Task to complete: Skip all pictures. Write out the data below from its first line through the line that contains "const cultivars = ['Ma.".
——
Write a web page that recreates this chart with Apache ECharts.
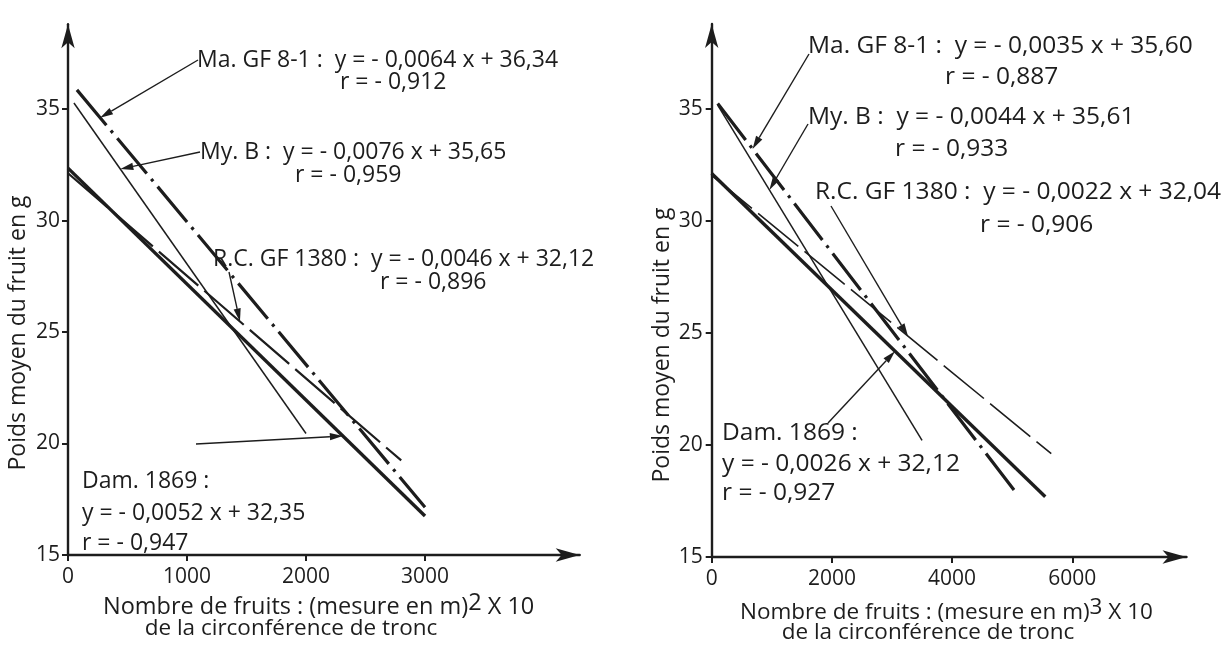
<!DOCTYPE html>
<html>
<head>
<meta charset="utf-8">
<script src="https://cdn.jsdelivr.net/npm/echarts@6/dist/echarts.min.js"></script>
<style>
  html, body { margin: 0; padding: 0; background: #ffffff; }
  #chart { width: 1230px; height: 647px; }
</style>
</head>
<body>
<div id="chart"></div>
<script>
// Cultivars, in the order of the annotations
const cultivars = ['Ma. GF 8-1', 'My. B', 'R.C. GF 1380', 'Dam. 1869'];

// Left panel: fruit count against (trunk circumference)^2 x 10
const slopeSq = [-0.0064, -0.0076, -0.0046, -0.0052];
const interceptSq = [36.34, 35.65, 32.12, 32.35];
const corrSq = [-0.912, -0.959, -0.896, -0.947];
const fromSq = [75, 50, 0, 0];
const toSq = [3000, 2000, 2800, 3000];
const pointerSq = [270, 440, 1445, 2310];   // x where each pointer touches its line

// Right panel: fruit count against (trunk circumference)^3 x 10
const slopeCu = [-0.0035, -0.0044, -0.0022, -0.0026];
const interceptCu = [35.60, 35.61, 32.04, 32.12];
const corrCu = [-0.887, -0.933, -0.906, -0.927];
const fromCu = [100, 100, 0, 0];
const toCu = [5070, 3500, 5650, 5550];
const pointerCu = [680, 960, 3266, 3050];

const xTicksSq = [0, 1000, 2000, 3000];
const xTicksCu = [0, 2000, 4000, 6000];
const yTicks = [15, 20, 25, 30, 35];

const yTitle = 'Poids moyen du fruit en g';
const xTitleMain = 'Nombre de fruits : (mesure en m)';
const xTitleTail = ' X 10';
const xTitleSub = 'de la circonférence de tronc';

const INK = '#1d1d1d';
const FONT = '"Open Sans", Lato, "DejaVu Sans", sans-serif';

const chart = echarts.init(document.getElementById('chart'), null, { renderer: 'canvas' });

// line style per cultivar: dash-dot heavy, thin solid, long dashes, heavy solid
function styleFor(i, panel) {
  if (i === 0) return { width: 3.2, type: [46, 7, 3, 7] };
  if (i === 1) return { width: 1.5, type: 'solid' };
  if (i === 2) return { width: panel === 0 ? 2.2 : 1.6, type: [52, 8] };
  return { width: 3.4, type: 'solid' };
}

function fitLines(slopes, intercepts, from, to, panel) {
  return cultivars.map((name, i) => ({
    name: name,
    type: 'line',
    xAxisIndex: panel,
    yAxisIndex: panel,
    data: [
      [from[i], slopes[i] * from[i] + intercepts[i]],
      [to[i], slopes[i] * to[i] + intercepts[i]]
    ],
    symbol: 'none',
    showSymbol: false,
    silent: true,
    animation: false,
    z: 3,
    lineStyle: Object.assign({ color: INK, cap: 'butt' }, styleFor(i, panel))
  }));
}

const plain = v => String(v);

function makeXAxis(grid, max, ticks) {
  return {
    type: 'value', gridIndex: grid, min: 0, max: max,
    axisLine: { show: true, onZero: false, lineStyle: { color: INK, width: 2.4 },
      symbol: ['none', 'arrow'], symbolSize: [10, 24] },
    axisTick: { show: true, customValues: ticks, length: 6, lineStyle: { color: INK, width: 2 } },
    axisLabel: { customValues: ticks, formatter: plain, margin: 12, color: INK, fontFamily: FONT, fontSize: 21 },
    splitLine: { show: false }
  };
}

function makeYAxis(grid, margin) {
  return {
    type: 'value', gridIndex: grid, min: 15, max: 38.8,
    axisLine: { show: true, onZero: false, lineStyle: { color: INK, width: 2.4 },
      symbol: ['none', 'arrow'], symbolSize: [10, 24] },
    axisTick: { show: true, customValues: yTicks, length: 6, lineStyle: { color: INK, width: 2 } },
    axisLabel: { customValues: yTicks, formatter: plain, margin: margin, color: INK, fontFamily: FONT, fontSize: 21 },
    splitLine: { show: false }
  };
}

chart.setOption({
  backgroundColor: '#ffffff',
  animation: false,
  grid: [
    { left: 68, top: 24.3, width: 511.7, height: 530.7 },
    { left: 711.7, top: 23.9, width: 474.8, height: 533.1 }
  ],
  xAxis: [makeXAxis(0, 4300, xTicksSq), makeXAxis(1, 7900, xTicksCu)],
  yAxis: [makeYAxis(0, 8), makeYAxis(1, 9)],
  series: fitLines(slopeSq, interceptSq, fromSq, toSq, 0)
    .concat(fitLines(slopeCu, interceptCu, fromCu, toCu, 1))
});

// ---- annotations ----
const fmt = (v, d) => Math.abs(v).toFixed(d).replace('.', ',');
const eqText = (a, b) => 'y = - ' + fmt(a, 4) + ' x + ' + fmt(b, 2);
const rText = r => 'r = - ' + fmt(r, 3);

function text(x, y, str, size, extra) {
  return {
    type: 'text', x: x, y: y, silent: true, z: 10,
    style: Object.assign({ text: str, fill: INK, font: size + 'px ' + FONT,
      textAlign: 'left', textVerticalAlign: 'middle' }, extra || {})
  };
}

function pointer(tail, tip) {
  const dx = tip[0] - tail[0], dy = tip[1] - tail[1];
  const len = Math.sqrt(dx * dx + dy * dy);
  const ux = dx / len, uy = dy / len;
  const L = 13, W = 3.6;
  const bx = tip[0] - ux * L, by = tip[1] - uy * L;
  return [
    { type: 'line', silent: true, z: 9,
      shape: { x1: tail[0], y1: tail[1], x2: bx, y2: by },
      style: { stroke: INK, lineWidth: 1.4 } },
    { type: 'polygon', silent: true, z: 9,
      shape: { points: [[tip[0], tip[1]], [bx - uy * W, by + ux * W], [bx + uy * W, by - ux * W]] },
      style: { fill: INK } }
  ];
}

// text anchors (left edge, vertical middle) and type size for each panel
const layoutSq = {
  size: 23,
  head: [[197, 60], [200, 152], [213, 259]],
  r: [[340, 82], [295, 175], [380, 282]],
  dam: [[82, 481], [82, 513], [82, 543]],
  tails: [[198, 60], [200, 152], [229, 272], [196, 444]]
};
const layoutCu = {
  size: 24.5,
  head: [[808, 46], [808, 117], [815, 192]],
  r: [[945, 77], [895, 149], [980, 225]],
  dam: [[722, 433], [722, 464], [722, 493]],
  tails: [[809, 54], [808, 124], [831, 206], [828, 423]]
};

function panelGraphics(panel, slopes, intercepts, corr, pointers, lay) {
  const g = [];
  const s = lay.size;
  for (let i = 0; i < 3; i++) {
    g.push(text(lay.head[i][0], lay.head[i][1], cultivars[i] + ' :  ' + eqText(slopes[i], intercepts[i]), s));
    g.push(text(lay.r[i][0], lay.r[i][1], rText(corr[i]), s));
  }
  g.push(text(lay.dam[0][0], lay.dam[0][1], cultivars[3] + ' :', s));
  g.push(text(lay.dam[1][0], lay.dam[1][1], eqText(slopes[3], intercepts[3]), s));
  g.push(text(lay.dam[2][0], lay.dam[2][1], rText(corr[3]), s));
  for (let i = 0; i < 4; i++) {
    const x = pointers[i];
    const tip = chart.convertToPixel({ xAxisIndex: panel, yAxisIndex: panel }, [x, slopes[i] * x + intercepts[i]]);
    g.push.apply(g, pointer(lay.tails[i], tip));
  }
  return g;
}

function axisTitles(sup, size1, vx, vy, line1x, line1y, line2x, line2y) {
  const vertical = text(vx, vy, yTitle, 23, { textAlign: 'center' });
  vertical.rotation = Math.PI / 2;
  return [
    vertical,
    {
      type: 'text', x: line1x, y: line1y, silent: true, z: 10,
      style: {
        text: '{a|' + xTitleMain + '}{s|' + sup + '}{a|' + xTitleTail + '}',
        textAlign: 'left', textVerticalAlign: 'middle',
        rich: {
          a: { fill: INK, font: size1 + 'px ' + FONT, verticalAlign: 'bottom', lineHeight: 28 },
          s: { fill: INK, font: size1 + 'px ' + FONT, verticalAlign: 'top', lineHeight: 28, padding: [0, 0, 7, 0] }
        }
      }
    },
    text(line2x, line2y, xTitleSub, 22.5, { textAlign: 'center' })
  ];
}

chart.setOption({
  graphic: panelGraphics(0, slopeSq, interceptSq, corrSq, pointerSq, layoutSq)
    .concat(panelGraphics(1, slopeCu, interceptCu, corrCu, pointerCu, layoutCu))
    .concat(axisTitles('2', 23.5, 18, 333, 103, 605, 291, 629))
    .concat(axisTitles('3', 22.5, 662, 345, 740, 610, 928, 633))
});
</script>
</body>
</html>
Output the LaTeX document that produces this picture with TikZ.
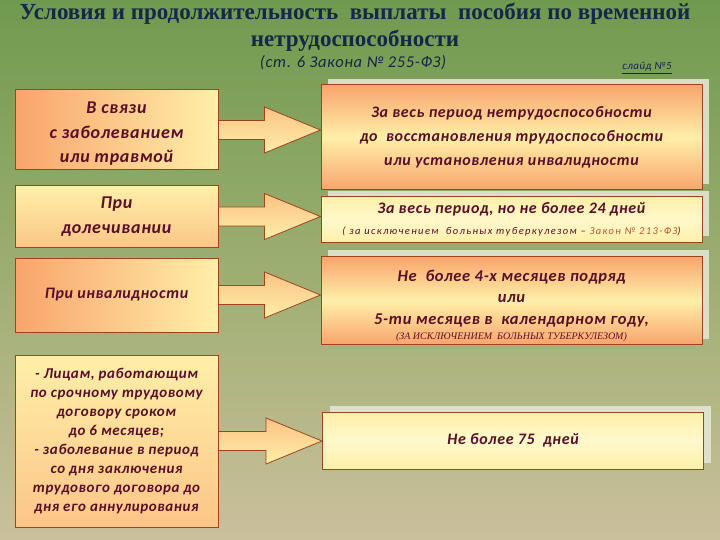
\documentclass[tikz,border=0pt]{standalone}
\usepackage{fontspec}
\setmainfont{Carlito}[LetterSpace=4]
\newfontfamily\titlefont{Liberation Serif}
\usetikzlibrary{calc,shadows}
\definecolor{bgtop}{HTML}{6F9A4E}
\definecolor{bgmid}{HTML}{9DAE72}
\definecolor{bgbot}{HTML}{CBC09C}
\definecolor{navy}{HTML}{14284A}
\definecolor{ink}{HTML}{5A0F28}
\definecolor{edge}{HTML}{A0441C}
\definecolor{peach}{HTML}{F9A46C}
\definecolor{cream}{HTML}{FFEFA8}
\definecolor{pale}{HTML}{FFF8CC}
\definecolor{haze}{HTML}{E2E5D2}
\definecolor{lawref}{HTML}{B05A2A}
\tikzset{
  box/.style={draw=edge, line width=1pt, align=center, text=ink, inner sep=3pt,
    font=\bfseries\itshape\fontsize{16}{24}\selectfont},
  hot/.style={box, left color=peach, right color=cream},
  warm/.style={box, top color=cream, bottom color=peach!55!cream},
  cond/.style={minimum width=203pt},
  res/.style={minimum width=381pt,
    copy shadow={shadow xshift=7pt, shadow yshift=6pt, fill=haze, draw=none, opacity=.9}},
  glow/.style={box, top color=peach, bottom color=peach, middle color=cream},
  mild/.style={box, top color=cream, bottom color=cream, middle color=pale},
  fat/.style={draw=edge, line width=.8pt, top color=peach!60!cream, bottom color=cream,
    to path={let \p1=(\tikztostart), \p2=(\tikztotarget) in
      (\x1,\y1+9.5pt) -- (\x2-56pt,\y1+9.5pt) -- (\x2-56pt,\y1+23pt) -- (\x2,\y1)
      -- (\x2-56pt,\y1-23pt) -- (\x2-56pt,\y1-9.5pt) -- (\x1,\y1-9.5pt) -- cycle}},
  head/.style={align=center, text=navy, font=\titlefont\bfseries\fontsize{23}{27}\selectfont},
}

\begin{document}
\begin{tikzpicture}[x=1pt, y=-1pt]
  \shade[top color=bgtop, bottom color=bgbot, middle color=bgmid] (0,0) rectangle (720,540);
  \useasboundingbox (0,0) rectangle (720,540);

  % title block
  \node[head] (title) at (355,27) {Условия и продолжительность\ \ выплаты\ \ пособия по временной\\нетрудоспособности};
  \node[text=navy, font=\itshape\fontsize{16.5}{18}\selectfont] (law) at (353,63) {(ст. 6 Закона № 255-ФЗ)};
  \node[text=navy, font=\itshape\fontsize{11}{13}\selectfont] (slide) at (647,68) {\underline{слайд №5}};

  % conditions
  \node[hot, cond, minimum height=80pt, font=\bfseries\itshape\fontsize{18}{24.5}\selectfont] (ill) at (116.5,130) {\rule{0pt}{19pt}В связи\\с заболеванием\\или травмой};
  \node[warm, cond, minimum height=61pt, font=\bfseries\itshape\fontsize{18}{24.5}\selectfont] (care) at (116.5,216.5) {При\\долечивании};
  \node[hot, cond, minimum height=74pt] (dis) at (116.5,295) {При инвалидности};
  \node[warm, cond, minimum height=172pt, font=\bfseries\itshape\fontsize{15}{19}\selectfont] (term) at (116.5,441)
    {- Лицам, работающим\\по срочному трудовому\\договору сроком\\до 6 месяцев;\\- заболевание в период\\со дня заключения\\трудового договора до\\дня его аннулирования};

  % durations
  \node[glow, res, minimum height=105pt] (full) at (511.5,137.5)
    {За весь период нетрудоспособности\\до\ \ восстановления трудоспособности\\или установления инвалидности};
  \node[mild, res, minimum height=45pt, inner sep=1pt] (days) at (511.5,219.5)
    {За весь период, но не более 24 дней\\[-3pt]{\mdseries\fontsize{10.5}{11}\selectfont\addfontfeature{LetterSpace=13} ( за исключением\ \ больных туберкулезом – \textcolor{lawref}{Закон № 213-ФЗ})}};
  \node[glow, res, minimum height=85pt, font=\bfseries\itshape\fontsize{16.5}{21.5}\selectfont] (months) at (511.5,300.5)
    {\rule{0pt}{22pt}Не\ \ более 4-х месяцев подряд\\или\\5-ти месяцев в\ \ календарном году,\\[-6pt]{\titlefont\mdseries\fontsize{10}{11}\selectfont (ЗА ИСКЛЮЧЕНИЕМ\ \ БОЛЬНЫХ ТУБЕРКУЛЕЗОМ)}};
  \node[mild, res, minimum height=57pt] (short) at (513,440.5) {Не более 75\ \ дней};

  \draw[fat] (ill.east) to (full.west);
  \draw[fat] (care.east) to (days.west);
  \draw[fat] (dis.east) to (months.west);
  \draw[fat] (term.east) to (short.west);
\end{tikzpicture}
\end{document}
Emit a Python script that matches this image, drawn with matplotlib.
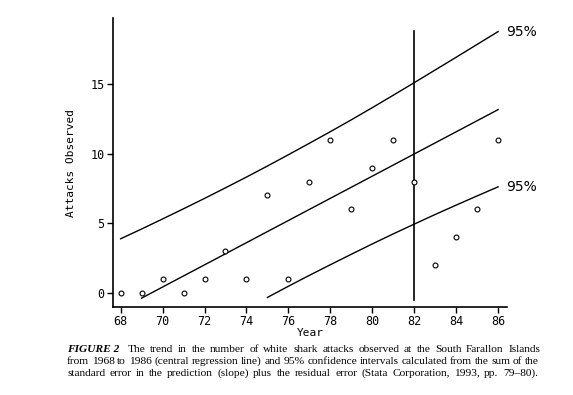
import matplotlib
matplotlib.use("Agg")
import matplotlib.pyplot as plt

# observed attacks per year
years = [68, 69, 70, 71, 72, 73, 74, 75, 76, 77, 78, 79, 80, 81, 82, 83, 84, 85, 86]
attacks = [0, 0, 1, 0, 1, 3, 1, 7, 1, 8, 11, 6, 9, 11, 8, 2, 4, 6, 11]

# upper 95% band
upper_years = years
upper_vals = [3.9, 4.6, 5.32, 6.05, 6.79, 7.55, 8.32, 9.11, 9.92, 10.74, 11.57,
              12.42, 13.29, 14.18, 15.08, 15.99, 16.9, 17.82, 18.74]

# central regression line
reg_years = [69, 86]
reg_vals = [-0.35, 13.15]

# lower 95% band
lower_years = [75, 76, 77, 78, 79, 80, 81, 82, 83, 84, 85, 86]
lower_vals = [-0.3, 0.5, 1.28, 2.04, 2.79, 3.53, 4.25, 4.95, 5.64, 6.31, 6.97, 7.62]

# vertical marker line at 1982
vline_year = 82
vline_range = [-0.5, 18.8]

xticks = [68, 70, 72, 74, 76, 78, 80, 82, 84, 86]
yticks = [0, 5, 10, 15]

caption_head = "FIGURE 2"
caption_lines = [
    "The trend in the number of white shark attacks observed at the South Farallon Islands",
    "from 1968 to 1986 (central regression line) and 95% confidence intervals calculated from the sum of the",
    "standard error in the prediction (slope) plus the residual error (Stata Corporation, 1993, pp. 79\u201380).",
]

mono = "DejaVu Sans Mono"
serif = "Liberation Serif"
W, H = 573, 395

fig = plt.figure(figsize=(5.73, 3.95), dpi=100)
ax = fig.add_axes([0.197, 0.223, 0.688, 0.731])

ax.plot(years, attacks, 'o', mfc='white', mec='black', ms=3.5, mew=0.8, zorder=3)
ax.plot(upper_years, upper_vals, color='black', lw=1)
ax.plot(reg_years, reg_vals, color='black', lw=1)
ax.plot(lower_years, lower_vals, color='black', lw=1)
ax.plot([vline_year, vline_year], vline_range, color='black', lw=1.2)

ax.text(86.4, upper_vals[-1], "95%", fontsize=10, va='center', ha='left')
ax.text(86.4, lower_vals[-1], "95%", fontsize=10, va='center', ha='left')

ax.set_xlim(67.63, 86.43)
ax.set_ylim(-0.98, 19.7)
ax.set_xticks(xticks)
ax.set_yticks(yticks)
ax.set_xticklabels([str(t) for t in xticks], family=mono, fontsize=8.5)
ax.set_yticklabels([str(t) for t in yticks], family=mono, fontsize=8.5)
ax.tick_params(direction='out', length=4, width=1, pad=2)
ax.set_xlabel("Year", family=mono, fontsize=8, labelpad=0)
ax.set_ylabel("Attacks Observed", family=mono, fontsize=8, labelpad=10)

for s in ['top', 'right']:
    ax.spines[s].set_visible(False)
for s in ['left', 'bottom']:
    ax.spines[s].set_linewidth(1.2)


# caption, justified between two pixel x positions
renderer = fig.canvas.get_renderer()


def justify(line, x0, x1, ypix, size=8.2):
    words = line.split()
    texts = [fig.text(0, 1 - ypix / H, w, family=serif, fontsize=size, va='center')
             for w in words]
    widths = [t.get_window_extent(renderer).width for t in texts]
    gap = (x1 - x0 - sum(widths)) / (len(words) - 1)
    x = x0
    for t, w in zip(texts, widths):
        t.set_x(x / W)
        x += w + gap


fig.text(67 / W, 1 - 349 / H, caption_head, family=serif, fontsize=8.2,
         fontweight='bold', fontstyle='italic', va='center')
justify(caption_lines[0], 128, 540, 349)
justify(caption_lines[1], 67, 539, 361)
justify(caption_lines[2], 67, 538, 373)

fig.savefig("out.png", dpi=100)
——
Task result:
Write a web page that recreates this chart with Apache ECharts.
<!DOCTYPE html>
<html>
<head>
<meta charset="utf-8">
<script src="https://cdn.jsdelivr.net/npm/echarts@6/dist/echarts.min.js"></script>
<style>
  html, body { margin: 0; padding: 0; background: #ffffff; }
  #chart { width: 1230px; height: 647px; }
</style>
</head>
<body>
<div id="chart"></div>
<script>
// Cultivars, in the order of the annotations
const cultivars = ['Ma. GF 8-1', 'My. B', 'R.C. GF 1380', 'Dam. 1869'];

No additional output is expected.